Hepimizin, boğucu kalabalıkların içinden sıyrılıp yalnız kalmak istediği zamanlar olmuştur elbette. Aziz’in hikayesi de buna benzer bir hikaye. Kendine ait küçük de olsa bir yer edinmek isteyen bir insan Aziz.
Senaryosunu Berkun Oya’nın kaleme aldığı, yönetmenlik koltuğunda ise Taylan Biraderler’in oturduğu, yıldız oyunculara sahip Azizler filmine kısa bir bakış atmak istiyorum bugün ama gerçekten kısa olacak. 🙂
Konuya Giriş
Kısaca konuya değinmem gerekirse eğer: Aziz (Engin Günaydın), reklam ajansında çalışan anlaşıldığı kadarıyla da yetenekli bir video kurgucusu. (Tam emin değilim baştan söyleyeyim.) Yalnız kalabileceği bir alan isteyen Aziz’in aksine çevresindeki insanlar yalnızlığın içine sıkışmış, acı çeken ve kurtulmak isteyen karakterler. Aziz’in sevgilisi, patronu, ablası, eniştesi ve ”denyo” yeğeni, bütün karakterler Aziz’e kendine ait bir alan bırakmamak için yarışırken, Aziz’in de bu çevreden sağ çıkmaya çalışmasını izliyoruz.

Aziz’in Yancıları
Alp (Öner Erkan) , ajansın patronu, zengin fakat çevresinde hiç arkadaşı olmayan, partisine kadınları bile parayla çağıran, gerçekten yalnız bir karakterken, Erbil (Haluk Bilginer) ise ölümü bekleyen fakat asıl mahkum olduğu yalnızlıktan bunalmış ve bundan dolayı artık buzdolabının üzerindeki karısının fotoğrafıyla konuşan her şeyin sonuna gelmiş bir karakter. Aziz’in yeğeni Caner, teknoloji çağındaki çocuğun ve agresifliğin vücut bulmuş hali desem yeridir.

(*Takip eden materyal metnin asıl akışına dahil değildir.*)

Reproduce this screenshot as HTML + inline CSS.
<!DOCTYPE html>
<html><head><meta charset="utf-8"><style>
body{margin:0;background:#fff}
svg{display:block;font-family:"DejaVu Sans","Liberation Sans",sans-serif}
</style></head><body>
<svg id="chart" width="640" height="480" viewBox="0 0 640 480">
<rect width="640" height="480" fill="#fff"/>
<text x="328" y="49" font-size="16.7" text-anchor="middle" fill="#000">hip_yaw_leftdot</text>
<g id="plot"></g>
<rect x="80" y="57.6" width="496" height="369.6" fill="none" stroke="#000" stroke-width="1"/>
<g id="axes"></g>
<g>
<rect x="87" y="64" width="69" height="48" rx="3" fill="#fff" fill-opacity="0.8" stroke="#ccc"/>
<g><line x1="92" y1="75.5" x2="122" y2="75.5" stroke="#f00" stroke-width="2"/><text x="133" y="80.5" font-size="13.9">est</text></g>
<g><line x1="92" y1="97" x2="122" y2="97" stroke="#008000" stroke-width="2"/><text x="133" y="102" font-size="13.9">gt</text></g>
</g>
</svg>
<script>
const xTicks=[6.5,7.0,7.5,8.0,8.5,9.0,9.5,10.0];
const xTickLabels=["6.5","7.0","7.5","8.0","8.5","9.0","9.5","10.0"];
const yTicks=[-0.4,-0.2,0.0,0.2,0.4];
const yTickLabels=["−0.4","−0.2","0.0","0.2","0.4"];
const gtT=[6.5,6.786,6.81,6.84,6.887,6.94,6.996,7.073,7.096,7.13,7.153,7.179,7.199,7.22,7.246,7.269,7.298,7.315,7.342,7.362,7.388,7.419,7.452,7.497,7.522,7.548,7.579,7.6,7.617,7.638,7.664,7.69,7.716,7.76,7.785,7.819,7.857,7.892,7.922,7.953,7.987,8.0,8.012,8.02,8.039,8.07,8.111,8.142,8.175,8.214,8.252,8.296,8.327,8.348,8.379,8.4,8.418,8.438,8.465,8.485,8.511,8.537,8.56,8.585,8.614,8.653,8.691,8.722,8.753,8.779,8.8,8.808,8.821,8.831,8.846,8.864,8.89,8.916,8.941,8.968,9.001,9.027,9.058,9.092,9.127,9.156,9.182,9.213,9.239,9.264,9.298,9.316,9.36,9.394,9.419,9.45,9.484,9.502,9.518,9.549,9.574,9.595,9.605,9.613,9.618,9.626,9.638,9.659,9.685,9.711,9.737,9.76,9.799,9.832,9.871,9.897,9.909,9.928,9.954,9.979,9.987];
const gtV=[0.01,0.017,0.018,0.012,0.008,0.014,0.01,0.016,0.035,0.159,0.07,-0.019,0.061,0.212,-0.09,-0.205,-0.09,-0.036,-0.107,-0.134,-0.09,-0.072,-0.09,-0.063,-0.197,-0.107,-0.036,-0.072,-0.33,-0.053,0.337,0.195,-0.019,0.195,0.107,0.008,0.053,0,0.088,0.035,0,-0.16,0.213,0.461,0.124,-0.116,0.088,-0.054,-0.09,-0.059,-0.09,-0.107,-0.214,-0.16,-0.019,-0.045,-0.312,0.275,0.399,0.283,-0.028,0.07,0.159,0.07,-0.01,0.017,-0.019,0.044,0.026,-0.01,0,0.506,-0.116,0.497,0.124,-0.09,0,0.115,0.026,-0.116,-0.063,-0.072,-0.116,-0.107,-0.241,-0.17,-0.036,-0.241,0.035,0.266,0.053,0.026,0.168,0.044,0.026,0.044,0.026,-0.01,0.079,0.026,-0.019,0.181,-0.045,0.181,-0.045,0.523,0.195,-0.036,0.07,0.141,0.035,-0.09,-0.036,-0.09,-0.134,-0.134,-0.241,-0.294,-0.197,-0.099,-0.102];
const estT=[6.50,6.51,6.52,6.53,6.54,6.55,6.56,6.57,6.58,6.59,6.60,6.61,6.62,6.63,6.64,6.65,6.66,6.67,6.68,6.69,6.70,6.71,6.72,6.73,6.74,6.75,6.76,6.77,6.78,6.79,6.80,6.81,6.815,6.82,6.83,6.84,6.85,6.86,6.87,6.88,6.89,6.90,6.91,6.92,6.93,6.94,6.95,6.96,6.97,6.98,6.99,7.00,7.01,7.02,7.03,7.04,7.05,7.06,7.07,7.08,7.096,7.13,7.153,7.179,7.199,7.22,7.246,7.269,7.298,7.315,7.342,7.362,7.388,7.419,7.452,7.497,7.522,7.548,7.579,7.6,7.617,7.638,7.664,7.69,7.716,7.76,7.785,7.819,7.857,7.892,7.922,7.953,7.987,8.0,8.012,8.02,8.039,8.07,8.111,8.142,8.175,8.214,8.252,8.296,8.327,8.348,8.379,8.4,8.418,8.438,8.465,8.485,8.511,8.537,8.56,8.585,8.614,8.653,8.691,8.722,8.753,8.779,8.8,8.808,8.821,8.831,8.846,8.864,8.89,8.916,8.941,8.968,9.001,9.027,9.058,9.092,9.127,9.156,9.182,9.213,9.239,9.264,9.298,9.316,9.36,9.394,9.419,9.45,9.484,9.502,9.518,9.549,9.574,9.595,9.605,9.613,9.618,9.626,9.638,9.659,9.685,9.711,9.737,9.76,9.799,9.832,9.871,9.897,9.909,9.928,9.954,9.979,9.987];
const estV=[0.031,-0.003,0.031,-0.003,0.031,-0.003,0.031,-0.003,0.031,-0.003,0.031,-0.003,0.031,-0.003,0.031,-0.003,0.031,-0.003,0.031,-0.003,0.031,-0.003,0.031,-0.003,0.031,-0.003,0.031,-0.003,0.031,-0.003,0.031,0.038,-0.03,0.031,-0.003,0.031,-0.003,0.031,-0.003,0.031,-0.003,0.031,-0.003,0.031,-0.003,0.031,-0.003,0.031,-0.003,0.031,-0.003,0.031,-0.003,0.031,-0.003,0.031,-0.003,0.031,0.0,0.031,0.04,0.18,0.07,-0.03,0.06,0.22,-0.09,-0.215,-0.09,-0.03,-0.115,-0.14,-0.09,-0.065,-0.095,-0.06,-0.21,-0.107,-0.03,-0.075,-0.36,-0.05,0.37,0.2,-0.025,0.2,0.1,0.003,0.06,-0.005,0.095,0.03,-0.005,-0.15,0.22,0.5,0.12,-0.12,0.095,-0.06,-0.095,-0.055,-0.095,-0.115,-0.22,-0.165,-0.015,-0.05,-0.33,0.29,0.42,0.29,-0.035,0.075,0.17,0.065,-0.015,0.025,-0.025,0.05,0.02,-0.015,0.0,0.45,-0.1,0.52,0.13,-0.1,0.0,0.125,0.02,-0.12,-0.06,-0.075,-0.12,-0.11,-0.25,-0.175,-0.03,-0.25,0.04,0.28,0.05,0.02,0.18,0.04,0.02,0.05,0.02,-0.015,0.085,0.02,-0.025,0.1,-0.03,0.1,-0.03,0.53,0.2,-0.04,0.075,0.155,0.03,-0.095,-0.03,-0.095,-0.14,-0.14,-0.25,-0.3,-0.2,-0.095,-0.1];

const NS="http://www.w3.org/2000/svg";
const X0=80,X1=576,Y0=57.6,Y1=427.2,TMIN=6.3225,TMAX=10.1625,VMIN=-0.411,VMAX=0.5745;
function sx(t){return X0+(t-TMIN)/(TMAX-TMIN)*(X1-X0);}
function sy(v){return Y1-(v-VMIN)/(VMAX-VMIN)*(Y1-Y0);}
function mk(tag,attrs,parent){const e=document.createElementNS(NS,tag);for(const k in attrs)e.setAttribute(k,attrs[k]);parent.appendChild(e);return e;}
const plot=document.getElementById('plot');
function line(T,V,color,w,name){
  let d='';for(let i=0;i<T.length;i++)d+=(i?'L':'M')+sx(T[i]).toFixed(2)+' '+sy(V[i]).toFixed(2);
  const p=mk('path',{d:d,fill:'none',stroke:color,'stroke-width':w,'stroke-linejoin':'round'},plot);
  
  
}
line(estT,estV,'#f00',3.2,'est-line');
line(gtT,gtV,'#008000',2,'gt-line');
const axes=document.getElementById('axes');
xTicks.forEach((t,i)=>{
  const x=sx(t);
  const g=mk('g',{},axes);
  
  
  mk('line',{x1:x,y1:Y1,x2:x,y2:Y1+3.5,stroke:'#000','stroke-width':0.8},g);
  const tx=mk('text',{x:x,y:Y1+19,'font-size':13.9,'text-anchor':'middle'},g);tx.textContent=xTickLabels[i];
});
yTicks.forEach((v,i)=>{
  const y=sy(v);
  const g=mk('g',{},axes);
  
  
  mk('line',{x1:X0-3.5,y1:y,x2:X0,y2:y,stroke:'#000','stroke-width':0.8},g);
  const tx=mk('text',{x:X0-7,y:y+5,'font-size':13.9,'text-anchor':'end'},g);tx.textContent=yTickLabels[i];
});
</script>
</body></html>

Son olarak Aziz’in, sırf bir süre de olsa yalnız bir evde kalmak için Alp’e arkadaş gibi davranması, Alp’in ise Aziz’in arkadaşlığını kazanmak için her şeyi yapabilecek olması bu sırada da Erbil’in çektiği yalnızlığa dayanamayıp bir an önce Kamuran’ın yanına gitmek isteyişi… Küçük Caner’in ”denyoluğu”… Her şey yaşadığımız dönemin bir gösterisi aslında.
Çağın getirdiği bireyselleşmeyi ve yalnızlığı net olarak hissettiren film, bizi bir yerden alıp başka bir yere götürmüyor ama bize ne olduğumuzu, neyin içinde olduğumuzu düşündürüyor ve gösteriyor.